> [Work to be completed]
Your task is to print, exactly and only, the lines from the start of the entries below through the line with "ax.set_xlim(0, 49.1)". Include both ends, but skip the pictures.

> [Exercise data]
——

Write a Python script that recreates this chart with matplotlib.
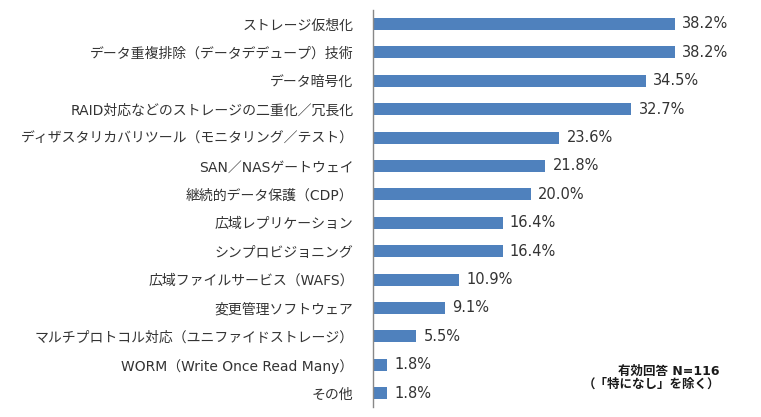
import matplotlib
matplotlib.use('Agg')
import matplotlib.pyplot as plt

plt.rcParams['font.family'] = ['DejaVu Sans', 'Noto Sans CJK JP']

categories = [
    'ストレージ仮想化',
    'データ重複排除（データデデュープ）技術',
    'データ暗号化',
    'RAID対応などのストレージの二重化／冗長化',
    'ディザスタリカバリツール（モニタリング／テスト）',
    'SAN／NASゲートウェイ',
    '継続的データ保護（CDP）',
    '広域レプリケーション',
    'シンプロビジョニング',
    '広域ファイルサービス（WAFS）',
    '変更管理ソフトウェア',
    'マルチプロトコル対応（ユニファイドストレージ）',
    'WORM（Write Once Read Many）',
    'その他',
]
values = [38.2, 38.2, 34.5, 32.7, 23.6, 21.8, 20.0, 16.4, 16.4, 10.9, 9.1, 5.5, 1.8, 1.8]

BAR_COLOR = '#4F81BD'
TEXT_COLOR = '#333333'

fig = plt.figure(figsize=(7.61, 4.17), dpi=100)
ax = fig.add_axes([373 / 761, (417 - 407.4) / 417, 388 / 761, 397.6 / 417])

ypos = list(range(len(categories)))
ax.barh(ypos, values, height=0.42, color=BAR_COLOR)

# value labels right of each bar
for y, v in zip(ypos, values):
    ax.text(v + 0.9, y, '%.1f%%' % v, va='center', ha='left', fontsize=10.5, color=TEXT_COLOR)

ax.set_yticks(ypos)
ax.set_yticklabels(categories, fontsize=10, color=TEXT_COLOR)
ax.tick_params(axis='y', length=0, pad=14)
ax.set_xticks([])
ax.set_ylim(len(categories) - 0.5, -0.5)
ax.set_xlim(0, 49.1)

for side in ['top', 'right', 'bottom']:
    ax.spines[side].set_visible(False)
ax.spines['left'].set_color('#888888')
ax.spines['left'].set_linewidth(1)

fig.text(720 / 761, 1 - 371 / 417, '有効回答 N=116', ha='right', va='center',
         fontsize=9, fontweight='bold', color='#1a1a1a')
fig.text(720 / 761, 1 - 384 / 417, '（「特になし」を除く）', ha='right', va='center',
         fontsize=9, fontweight='bold', color='#1a1a1a')

fig.savefig('out.png', dpi=100)
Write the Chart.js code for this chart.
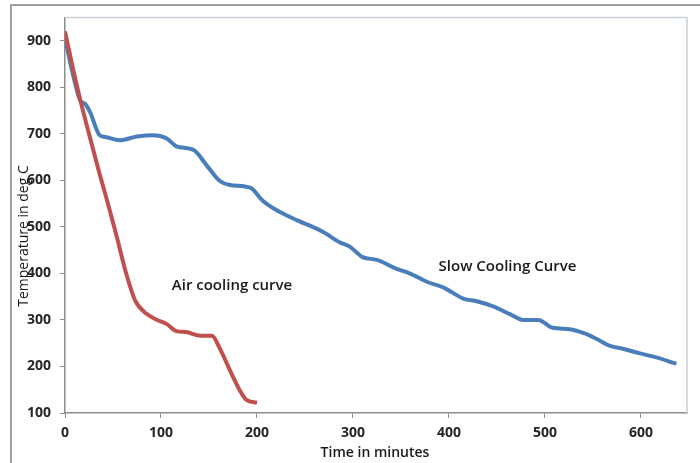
<!DOCTYPE html>
<html>
<head>
<meta charset="utf-8">
<script src="https://cdn.jsdelivr.net/npm/chart.js@4.4.0/dist/chart.umd.min.js"></script>
<style>
    html, body { margin: 0; padding: 0; background: #fff; }
    #wrap { position: relative; width: 700px; height: 463px; }
    #frame { position: absolute; left: 10px; top: 4px; right: 0; bottom: 0;
             border-top: 2px solid #a0a0a0; border-left: 2px solid #a0a0a0; }
    canvas { position: absolute; left: 0; top: 0; }
</style>
</head>
<body>
<div id="wrap">
    <div id="frame"></div>
    <canvas id="coolingChart" width="700" height="463"></canvas>
</div>
<script>
// cooling curves (minutes, deg C)
const airTime = [0, 8, 16, 26, 36, 45, 54, 64, 73, 85, 96, 106, 116, 126, 141, 153, 161, 172, 182, 189, 200];
const airTemp = [920, 843, 772, 692, 614, 548, 478, 398, 342, 313, 300, 291, 276, 274, 266, 266, 240, 191, 149, 128, 122];

const slowTime = [0, 8, 16, 21, 26, 36, 42, 57, 75, 92, 106, 116, 134, 148, 161, 172, 193, 206, 221, 242, 269, 286,
    297, 310, 325, 345, 359, 377, 394, 415, 429, 446, 464, 477, 493, 508, 526, 540, 554, 568, 581, 599, 613, 637];
const slowTemp = [905, 830, 771, 764, 747, 697, 693, 686, 694, 697, 690, 673, 665, 631, 599, 590, 584, 556, 535, 514, 489, 467,
    457, 435, 429, 410, 400, 382, 370, 346, 340, 329, 312, 300, 300, 283, 280, 272, 259, 244, 238, 228, 221, 206];

const xTicks = [0, 100, 200, 300, 400, 500, 600];
const yTicks = [100, 200, 300, 400, 500, 600, 700, 800, 900];

const curveLabels = [
    { text: 'Air cooling curve', x: 174, y: 374 },
    { text: 'Slow Cooling Curve', x: 461, y: 414 }
];

function toPoints(xs, ys) {
    return xs.map((x, i) => ({ x: x, y: ys[i] }));
}

const frameAndLabels = {
    id: 'frameAndLabels',
    beforeDatasetsDraw(chart) {
        const { ctx, chartArea } = chart;
        ctx.save();
        ctx.strokeStyle = '#c9d1da';
        ctx.lineWidth = 1.5;
        ctx.beginPath();
        ctx.moveTo(chartArea.left, chartArea.top);
        ctx.lineTo(chartArea.right, chartArea.top);
        ctx.lineTo(chartArea.right, chartArea.bottom);
        ctx.stroke();
        ctx.restore();
    },
    afterDraw(chart) {
        const { ctx, scales } = chart;
        ctx.save();
        ctx.fillStyle = '#1a1a1a';
        ctx.textAlign = 'center';
        ctx.textBaseline = 'middle';
        ctx.font = '600 15px "Open Sans"';
        curveLabels.forEach(l => {
            ctx.fillText(l.text, scales.x.getPixelForValue(l.x), scales.y.getPixelForValue(l.y));
        });

        ctx.font = '600 14px "Open Sans"';
        ctx.fillText('Time in minutes', 375, 453);

        ctx.translate(24, 236);
        ctx.rotate(-Math.PI / 2);
        ctx.font = '14px "Open Sans"';
        ctx.fillText('Temperature in deg C', 0, 0);
        ctx.restore();
    }
};

new Chart(document.getElementById('coolingChart').getContext('2d'), {
    type: 'scatter',
    data: {
        datasets: [
            {
                label: 'Air cooling curve',
                data: toPoints(airTime, airTemp),
                showLine: true,
                borderColor: '#c0504d',
                borderWidth: 4,
                pointRadius: 0,
                cubicInterpolationMode: 'monotone'
            },
            {
                label: 'Slow Cooling Curve',
                data: toPoints(slowTime, slowTemp),
                showLine: true,
                borderColor: '#4a7ebb',
                borderWidth: 4,
                pointRadius: 0,
                cubicInterpolationMode: 'monotone'
            }
        ]
    },
    options: {
        responsive: false,
        animation: false,
        layout: { padding: { top: 13, right: 13, left: 0, bottom: 0 } },
        plugins: {
            legend: { display: false },
            tooltip: { enabled: false }
        },
        scales: {
            x: {
                type: 'linear',
                min: 0,
                max: 648,
                afterBuildTicks: axis => { axis.ticks = xTicks.map(v => ({ value: v })); },
                afterFit: axis => { axis.height = 50; },
                grid: { drawOnChartArea: false, tickLength: 5, color: '#8c8c8c' },
                border: { color: '#8c8c8c', width: 1.5 },
                ticks: { color: '#262626', font: { family: 'Open Sans', size: 14, weight: 'bold' }, padding: 7 }
            },
            y: {
                min: 100,
                max: 950,
                afterBuildTicks: axis => { axis.ticks = yTicks.map(v => ({ value: v })); },
                afterFit: axis => { axis.width = 65; },
                grid: { drawOnChartArea: false, tickLength: 5, color: '#8c8c8c' },
                border: { color: '#8c8c8c', width: 1.5 },
                ticks: { color: '#262626', font: { family: 'Open Sans', size: 14, weight: 'bold' }, padding: 9 }
            }
        }
    },
    plugins: [frameAndLabels]
});
</script>
</body>
</html>
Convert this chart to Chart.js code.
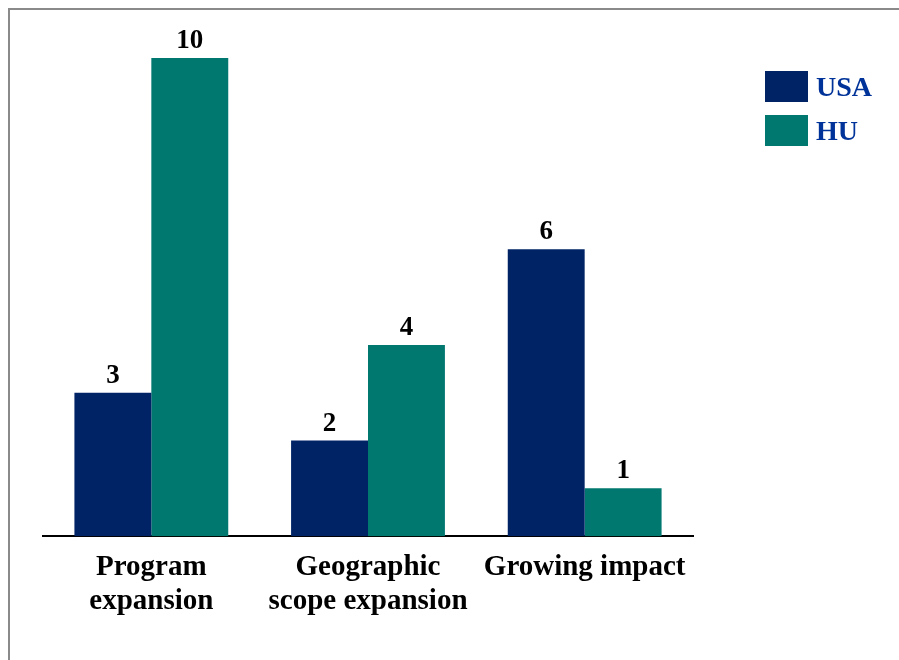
<!DOCTYPE html>
<html>
<head>
<meta charset="utf-8">
<script src="https://cdn.jsdelivr.net/npm/chart.js@4/dist/chart.umd.min.js"></script>
<style>
  html, body { margin: 0; padding: 0; background: #fff; }
  #wrap { position: relative; width: 899px; height: 660px; }
  #frame {
    position: absolute; left: 8px; top: 8px; right: 0; bottom: 0;
    border-left: 2px solid #8a8a8a; border-top: 2px solid #8a8a8a;
    pointer-events: none;
  }
  canvas { position: absolute; left: 0; top: 0; }
</style>
</head>
<body>
<div id="wrap">
  <canvas id="chart" width="899" height="660"></canvas>
  <div id="frame"></div>
</div>
<script>
const categories = [['Program', 'expansion'], ['Geographic', 'scope expansion'], ['Growing impact']];
const usaValues = [3, 2, 6];
const huValues = [10, 4, 1];
const seriesNames = ['USA', 'HU'];
const seriesColors = ['#002366', '#00776F'];

const SERIF = "'Liberation Serif', 'Times New Roman', serif";

// numbers above each bar
const valueLabels = {
    id: 'valueLabels',
    afterDatasetsDraw(chart) {
        const ctx = chart.ctx;
        ctx.save();
        ctx.font = `bold 27px ${SERIF}`;
        ctx.fillStyle = '#000';
        ctx.textAlign = 'center';
        ctx.textBaseline = 'alphabetic';
        chart.data.datasets.forEach((ds, i) => {
            chart.getDatasetMeta(i).data.forEach((bar, j) => {
                ctx.fillText(String(ds.data[j]), bar.x, bar.y - 10);
            });
        });
        ctx.restore();
    }
};

// legend block on the right side
const sideLegend = {
    id: 'sideLegend',
    afterDraw(chart) {
        const ctx = chart.ctx;
        const x = 765, y0 = 71, boxW = 43, boxH = 31, step = 44;
        ctx.save();
        ctx.font = `bold 28px ${SERIF}`;
        ctx.textBaseline = 'middle';
        ctx.textAlign = 'left';
        chart.data.datasets.forEach((ds, i) => {
            const y = y0 + i * step;
            ctx.fillStyle = ds.backgroundColor;
            ctx.fillRect(x, y, boxW, boxH);
            ctx.fillStyle = '#003399';
            ctx.fillText(ds.label, x + boxW + 8, y + boxH / 2 + 2);
        });
        ctx.restore();
    }
};

new Chart(document.getElementById('chart').getContext('2d'), {
    type: 'bar',
    data: {
        labels: categories,
        datasets: [
            { label: seriesNames[0], data: usaValues, backgroundColor: seriesColors[0] },
            { label: seriesNames[1], data: huValues, backgroundColor: seriesColors[1] }
        ]
    },
    options: {
        responsive: false,
        animation: false,
        layout: { padding: { left: 43, right: 206, top: 58, bottom: 28 } },
        datasets: { bar: { categoryPercentage: 0.71, barPercentage: 1.0 } },
        plugins: {
            legend: { display: false },
            tooltip: { enabled: false }
        },
        scales: {
            x: {
                grid: { display: false, drawTicks: false },
                border: { display: true, color: '#000', width: 2 },
                ticks: {
                    color: '#000',
                    padding: 14,
                    maxRotation: 0,
                    autoSkip: false,
                    font: { family: SERIF, size: 29, weight: 'bold', lineHeight: 1.17 }
                }
            },
            y: {
                display: false,
                min: 0,
                max: 10
            }
        }
    },
    plugins: [valueLabels, sideLegend]
});
</script>
</body>
</html>
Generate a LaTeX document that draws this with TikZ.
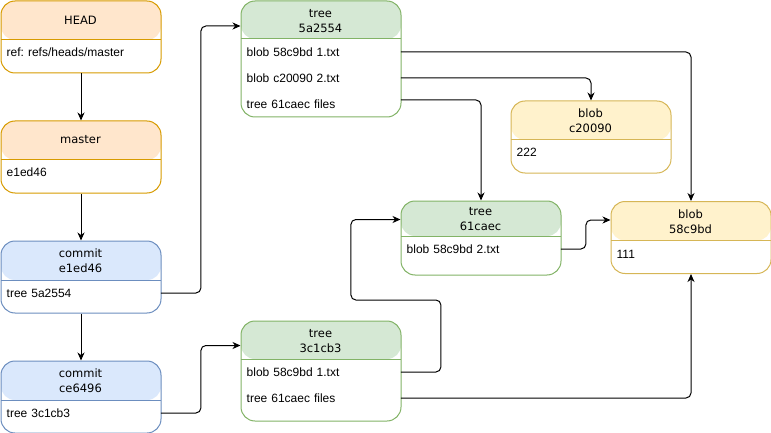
\documentclass[tikz,border=0pt]{standalone}
\usepackage{fontspec}
\setmainfont{Liberation Sans}
\newfontfamily\hdrfont{DejaVu Sans}
\usetikzlibrary{arrows.meta}
\definecolor{reffill}{HTML}{FFE6CC}
\definecolor{refline}{HTML}{D79B00}
\definecolor{cmtfill}{HTML}{DAE8FC}
\definecolor{cmtline}{HTML}{6C8EBF}
\definecolor{treefill}{HTML}{D5E8D4}
\definecolor{treeline}{HTML}{82B366}
\definecolor{blobfill}{HTML}{FFF2CC}
\definecolor{blobline}{HTML}{D6B656}
\frenchspacing
\begin{document}
\begin{tikzpicture}[x=1pt,y=-1pt,
  gitbox/.style n args={4}{draw=#2,line width=1pt,fill=white,rounded corners=14pt,
    anchor=north west,inner sep=0pt,minimum width=160pt,minimum height=#4pt,
    path picture={\fill[#1]([yshift=2pt]path picture bounding box.north west) rectangle ([yshift=-#3pt]path picture bounding box.north east);
      \draw[#2,line width=1pt]([yshift=-#3pt]path picture bounding box.north west) -- ([yshift=-#3pt]path picture bounding box.north east);}},
  hdr/.style={align=center,inner sep=0pt,font=\hdrfont\fontsize{11.5}{15}\selectfont},
  row/.style={anchor=west,inner xsep=6pt,inner ysep=0pt,text width=148pt,align=left,font=\fontsize{12}{14}\selectfont},
  link/.style={line width=1pt,rounded corners=5pt,-{Stealth[length=8pt,width=7pt,inset=2.5pt]}}]
\useasboundingbox (0,0) rectangle (771,433);
% refs and commits
\node[gitbox={reffill}{refline}{39}{72}] (head) at (0.5,0.5) {};
\node[hdr] (headT) at (80.5,20) {HEAD};
\node[row] (headR) at (0.5,52) {ref: refs/heads/master};
\node[gitbox={reffill}{refline}{39}{72}] (master) at (0.5,120.5) {};
\node[hdr] (masterT) at (80.5,140) {master};
\node[row] (masterR) at (0.5,172) {e1ed46};
\node[gitbox={cmtfill}{cmtline}{39}{72}] (cmtA) at (0.5,240.5) {};
\node[hdr] (cmtAT) at (80.5,261) {commit\\e1ed46};
\node[row] (cmtAR) at (0.5,293) {tree 5a2554};
\node[gitbox={cmtfill}{cmtline}{39}{72}] (cmtB) at (0.5,360.5) {};
\node[hdr] (cmtBT) at (80.5,381) {commit\\ce6496};
\node[row] (cmtBR) at (0.5,413) {tree 3c1cb3};
% trees
\node[gitbox={treefill}{treeline}{38}{116}] (treeA) at (240.5,0.5) {};
\node[hdr] (treeAT) at (320.5,21) {tree\\5a2554};
\node[row] (treeAR1) at (240.5,52) {blob 58c9bd 1.txt};
\node[row] (treeAR2) at (240.5,78) {blob c20090 2.txt};
\node[row] (treeAR3) at (240.5,104) {tree 61caec files};
\node[gitbox={treefill}{treeline}{38}{100}] (treeB) at (240.5,320.5) {};
\node[hdr] (treeBT) at (320.5,341) {tree\\3c1cb3};
\node[row] (treeBR1) at (240.5,372) {blob 58c9bd 1.txt};
\node[row] (treeBR2) at (240.5,398) {tree 61caec files};
\node[gitbox={treefill}{treeline}{35}{74}] (treeC) at (400.5,200.5) {};
\node[hdr] (treeCT) at (480.5,219) {tree\\61caec};
\node[row] (treeCR) at (400.5,249) {blob 58c9bd 2.txt};
% blobs
\node[gitbox={blobfill}{blobline}{39}{72}] (blobB) at (510.5,100.5) {};
\node[hdr] (blobBT) at (590.5,121) {blob\\c20090};
\node[row] (blobBR) at (510.5,152) {222};
\node[gitbox={blobfill}{blobline}{39}{72}] (blobA) at (610.5,201) {};
\node[hdr] (blobAT) at (690.5,222) {blob\\58c9bd};
\node[row] (blobAR) at (610.5,254) {111};
% links
\draw[link] (head.south) -- (master.north);
\draw[link] (master.south) -- (cmtA.north);
\draw[link] (cmtA.south) -- (cmtB.north);
\draw[link] (cmtAR.east) -- ++(40,0) |- ([yshift=-25.5pt]treeA.north west);
\draw[link] (cmtBR.east) -- ++(40,0) |- ([yshift=-25pt]treeB.north west);
\draw[link] (treeAR1.east) -| (blobA.north);
\draw[link] (treeAR2.east) -| (blobB.north);
\draw[link] ([yshift=4pt]treeAR3.east) -| (treeC.north);
\draw[link] (treeCR.east) -- ++(25,0) |- ([yshift=-19pt]blobA.north west);
\draw[link] (treeBR1.east) -- ++(40,0) -- ++(0,-72) -- ++(-90,0) |- ([yshift=-19pt]treeC.north west);
\draw[link] (treeBR2.east) -| (blobA.south);
\end{tikzpicture}
\end{document}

——

> [Answer for the task]
Write a Python script that recreates this chart with matplotlib.
import matplotlib
matplotlib.use('Agg')
import matplotlib.pyplot as plt

plt.rcParams['font.family'] = ['DejaVu Sans', 'Noto Sans CJK JP']

categories = [
    'ストレージ仮想化',
    'データ重複排除（データデデュープ）技術',
    'データ暗号化',
    'RAID対応などのストレージの二重化／冗長化',
    'ディザスタリカバリツール（モニタリング／テスト）',
    'SAN／NASゲートウェイ',
    '継続的データ保護（CDP）',
    '広域レプリケーション',
    'シンプロビジョニング',
    '広域ファイルサービス（WAFS）',
    '変更管理ソフトウェア',
    'マルチプロトコル対応（ユニファイドストレージ）',
    'WORM（Write Once Read Many）',
    'その他',
]
values = [38.2, 38.2, 34.5, 32.7, 23.6, 21.8, 20.0, 16.4, 16.4, 10.9, 9.1, 5.5, 1.8, 1.8]

BAR_COLOR = '#4F81BD'
TEXT_COLOR = '#333333'

fig = plt.figure(figsize=(7.61, 4.17), dpi=100)
ax = fig.add_axes([373 / 761, (417 - 407.4) / 417, 388 / 761, 397.6 / 417])

ypos = list(range(len(categories)))
ax.barh(ypos, values, height=0.42, color=BAR_COLOR)

# value labels right of each bar
for y, v in zip(ypos, values):
    ax.text(v + 0.9, y, '%.1f%%' % v, va='center', ha='left', fontsize=10.5, color=TEXT_COLOR)

ax.set_yticks(ypos)
ax.set_yticklabels(categories, fontsize=10, color=TEXT_COLOR)
ax.tick_params(axis='y', length=0, pad=14)
ax.set_xticks([])
ax.set_ylim(len(categories) - 0.5, -0.5)
ax.set_xlim(0, 49.1)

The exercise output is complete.